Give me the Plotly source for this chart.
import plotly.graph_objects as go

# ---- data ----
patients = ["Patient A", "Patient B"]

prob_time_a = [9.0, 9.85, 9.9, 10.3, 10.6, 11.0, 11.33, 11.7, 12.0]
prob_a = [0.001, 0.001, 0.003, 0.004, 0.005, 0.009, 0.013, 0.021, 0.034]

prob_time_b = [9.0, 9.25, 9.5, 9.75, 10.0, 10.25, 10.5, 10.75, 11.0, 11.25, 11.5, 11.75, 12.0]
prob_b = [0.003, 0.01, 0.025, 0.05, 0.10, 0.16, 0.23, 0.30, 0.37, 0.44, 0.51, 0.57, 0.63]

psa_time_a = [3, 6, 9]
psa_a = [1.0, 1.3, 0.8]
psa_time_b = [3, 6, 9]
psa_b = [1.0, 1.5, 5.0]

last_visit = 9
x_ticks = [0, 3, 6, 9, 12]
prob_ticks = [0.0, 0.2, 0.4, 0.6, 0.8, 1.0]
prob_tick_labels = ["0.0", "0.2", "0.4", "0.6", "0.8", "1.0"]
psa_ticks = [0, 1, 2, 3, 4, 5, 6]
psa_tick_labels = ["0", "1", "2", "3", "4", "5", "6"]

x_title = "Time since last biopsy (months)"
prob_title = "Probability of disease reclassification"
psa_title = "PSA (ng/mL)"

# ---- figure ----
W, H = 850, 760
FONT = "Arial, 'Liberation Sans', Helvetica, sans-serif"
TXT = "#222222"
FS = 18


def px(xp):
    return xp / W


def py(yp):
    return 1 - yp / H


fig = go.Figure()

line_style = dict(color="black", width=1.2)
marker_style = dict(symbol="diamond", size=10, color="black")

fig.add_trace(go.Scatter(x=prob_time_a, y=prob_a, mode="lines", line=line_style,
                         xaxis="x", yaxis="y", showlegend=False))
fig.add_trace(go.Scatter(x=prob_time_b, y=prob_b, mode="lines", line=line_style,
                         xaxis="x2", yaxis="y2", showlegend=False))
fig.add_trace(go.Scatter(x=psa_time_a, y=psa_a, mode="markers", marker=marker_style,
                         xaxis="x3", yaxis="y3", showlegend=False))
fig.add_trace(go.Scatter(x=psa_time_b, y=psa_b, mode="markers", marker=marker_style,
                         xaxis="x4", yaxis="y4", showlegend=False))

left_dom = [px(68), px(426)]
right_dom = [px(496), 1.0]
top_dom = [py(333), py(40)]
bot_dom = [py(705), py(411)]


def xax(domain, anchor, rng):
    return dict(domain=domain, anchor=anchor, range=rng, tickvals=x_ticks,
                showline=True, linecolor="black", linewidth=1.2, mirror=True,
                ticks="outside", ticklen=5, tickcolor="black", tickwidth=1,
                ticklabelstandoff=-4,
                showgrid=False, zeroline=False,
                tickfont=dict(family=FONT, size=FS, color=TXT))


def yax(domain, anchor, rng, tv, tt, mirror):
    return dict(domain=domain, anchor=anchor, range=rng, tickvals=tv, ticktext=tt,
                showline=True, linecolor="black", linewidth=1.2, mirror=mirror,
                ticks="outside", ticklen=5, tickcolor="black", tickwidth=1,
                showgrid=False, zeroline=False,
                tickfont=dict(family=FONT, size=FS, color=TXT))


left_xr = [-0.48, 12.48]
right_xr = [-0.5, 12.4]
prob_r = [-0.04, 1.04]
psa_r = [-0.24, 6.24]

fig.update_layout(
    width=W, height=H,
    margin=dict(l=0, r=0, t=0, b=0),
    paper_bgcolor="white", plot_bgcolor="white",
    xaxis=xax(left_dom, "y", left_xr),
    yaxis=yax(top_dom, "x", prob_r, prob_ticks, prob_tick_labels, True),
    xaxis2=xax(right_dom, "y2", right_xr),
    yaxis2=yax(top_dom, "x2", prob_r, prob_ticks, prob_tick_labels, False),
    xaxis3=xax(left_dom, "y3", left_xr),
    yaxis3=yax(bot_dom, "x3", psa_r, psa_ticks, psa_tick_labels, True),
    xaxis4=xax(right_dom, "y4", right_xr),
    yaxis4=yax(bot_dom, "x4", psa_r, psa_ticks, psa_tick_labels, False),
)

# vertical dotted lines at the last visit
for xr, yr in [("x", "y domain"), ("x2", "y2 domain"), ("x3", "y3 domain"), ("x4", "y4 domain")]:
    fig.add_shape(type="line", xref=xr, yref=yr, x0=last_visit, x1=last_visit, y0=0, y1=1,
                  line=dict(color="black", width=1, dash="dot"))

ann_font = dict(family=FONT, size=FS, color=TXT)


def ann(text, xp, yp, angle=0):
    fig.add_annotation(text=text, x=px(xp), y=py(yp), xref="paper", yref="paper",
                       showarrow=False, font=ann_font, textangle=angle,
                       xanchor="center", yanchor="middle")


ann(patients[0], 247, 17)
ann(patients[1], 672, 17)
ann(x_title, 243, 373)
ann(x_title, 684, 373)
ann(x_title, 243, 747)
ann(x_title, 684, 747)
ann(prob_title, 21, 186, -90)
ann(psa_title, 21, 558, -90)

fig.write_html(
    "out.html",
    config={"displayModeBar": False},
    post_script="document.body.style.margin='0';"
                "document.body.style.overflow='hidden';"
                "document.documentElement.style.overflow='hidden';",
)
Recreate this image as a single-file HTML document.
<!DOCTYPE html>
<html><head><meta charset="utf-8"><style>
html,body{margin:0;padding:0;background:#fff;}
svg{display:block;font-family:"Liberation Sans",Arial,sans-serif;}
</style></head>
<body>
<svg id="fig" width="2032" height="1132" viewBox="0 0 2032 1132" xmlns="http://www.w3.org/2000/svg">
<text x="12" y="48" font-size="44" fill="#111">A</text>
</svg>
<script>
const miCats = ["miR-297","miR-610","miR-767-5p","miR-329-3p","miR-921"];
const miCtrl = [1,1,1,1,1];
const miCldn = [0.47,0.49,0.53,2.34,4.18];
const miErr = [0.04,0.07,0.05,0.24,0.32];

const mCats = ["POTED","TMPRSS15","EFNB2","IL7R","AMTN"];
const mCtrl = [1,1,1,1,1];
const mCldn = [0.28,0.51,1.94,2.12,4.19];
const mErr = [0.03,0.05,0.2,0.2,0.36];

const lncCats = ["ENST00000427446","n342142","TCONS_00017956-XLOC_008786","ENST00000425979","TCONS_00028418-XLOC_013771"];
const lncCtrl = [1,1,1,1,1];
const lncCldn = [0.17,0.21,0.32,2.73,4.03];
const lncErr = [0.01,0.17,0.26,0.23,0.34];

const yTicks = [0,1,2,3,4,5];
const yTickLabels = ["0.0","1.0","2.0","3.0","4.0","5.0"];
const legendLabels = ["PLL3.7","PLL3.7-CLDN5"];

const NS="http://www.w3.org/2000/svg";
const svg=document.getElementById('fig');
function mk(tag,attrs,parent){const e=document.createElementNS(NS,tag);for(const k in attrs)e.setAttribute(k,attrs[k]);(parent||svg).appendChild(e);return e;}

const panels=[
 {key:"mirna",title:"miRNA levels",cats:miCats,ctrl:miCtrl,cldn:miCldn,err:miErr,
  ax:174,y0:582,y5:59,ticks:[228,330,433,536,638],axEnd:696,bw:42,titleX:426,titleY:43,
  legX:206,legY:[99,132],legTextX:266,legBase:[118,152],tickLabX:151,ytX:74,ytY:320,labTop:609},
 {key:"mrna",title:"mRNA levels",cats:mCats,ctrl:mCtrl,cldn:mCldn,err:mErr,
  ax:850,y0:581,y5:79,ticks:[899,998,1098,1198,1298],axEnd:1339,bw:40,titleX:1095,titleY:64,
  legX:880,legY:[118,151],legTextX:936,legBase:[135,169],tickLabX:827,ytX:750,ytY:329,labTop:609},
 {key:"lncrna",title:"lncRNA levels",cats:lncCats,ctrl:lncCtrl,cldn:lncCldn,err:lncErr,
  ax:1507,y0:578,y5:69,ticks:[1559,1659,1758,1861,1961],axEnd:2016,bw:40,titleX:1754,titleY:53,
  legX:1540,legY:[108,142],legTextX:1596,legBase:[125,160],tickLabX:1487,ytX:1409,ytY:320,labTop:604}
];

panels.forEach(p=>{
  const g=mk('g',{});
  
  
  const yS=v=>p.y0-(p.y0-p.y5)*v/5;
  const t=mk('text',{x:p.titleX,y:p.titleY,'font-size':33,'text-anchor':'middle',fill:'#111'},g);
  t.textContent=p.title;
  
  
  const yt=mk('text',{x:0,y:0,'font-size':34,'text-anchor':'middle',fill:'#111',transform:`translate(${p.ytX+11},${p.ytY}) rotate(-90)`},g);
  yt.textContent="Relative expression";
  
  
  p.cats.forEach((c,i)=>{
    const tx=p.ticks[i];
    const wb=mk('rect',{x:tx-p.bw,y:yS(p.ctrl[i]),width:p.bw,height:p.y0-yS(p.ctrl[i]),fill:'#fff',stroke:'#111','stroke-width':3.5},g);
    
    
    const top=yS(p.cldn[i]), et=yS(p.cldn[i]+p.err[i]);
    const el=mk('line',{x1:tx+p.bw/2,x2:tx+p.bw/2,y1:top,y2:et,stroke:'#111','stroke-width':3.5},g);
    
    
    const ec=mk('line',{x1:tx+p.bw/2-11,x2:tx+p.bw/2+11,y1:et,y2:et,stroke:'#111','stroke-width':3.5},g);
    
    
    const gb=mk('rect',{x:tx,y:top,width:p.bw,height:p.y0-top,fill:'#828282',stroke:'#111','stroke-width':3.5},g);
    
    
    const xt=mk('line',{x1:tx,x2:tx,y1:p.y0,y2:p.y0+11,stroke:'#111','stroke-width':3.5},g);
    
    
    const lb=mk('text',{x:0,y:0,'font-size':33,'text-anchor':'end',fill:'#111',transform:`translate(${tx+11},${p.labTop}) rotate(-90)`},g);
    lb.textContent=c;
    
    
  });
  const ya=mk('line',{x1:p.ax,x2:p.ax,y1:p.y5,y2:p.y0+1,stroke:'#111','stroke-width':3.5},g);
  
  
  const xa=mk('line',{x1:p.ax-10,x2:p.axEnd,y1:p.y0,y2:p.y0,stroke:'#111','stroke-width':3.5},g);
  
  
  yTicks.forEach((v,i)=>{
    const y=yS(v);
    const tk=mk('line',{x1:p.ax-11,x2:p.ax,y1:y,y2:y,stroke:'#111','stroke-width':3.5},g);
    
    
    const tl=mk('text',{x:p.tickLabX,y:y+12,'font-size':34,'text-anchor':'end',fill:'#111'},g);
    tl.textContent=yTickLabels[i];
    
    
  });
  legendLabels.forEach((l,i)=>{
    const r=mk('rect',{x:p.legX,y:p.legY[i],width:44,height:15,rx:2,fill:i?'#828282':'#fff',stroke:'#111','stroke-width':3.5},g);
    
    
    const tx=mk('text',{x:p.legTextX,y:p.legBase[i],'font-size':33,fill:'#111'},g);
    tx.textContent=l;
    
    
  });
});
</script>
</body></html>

-*-

What to do: Extract the run of lines that opens with the line containing "Recreate this image" and closes with the line containing "e=document.createElementNS(NS,tag);for(const k in"; reproduce it exactly and add nothing.

Correct result:
Recreate this image as a single-file HTML document.
<!DOCTYPE html>
<html><head><meta charset="utf-8"><style>
html,body{margin:0;padding:0;background:#fff;}
svg{display:block;font-family:"Liberation Sans",Arial,sans-serif;}
</style></head>
<body>
<svg id="fig" width="2032" height="1132" viewBox="0 0 2032 1132" xmlns="http://www.w3.org/2000/svg">
<text x="12" y="48" font-size="44" fill="#111">A</text>
</svg>
<script>
const miCats = ["miR-297","miR-610","miR-767-5p","miR-329-3p","miR-921"];
const miCtrl = [1,1,1,1,1];
const miCldn = [0.47,0.49,0.53,2.34,4.18];
const miErr = [0.04,0.07,0.05,0.24,0.32];

const mCats = ["POTED","TMPRSS15","EFNB2","IL7R","AMTN"];
const mCtrl = [1,1,1,1,1];
const mCldn = [0.28,0.51,1.94,2.12,4.19];
const mErr = [0.03,0.05,0.2,0.2,0.36];

const lncCats = ["ENST00000427446","n342142","TCONS_00017956-XLOC_008786","ENST00000425979","TCONS_00028418-XLOC_013771"];
const lncCtrl = [1,1,1,1,1];
const lncCldn = [0.17,0.21,0.32,2.73,4.03];
const lncErr = [0.01,0.17,0.26,0.23,0.34];

const yTicks = [0,1,2,3,4,5];
const yTickLabels = ["0.0","1.0","2.0","3.0","4.0","5.0"];
const legendLabels = ["PLL3.7","PLL3.7-CLDN5"];

const NS="http://www.w3.org/2000/svg";
const svg=document.getElementById('fig');
function mk(tag,attrs,parent){const e=document.createElementNS(NS,tag);for(const k in attrs)e.setAttribute(k,attrs[k]);(parent||svg).appendChild(e);return e;}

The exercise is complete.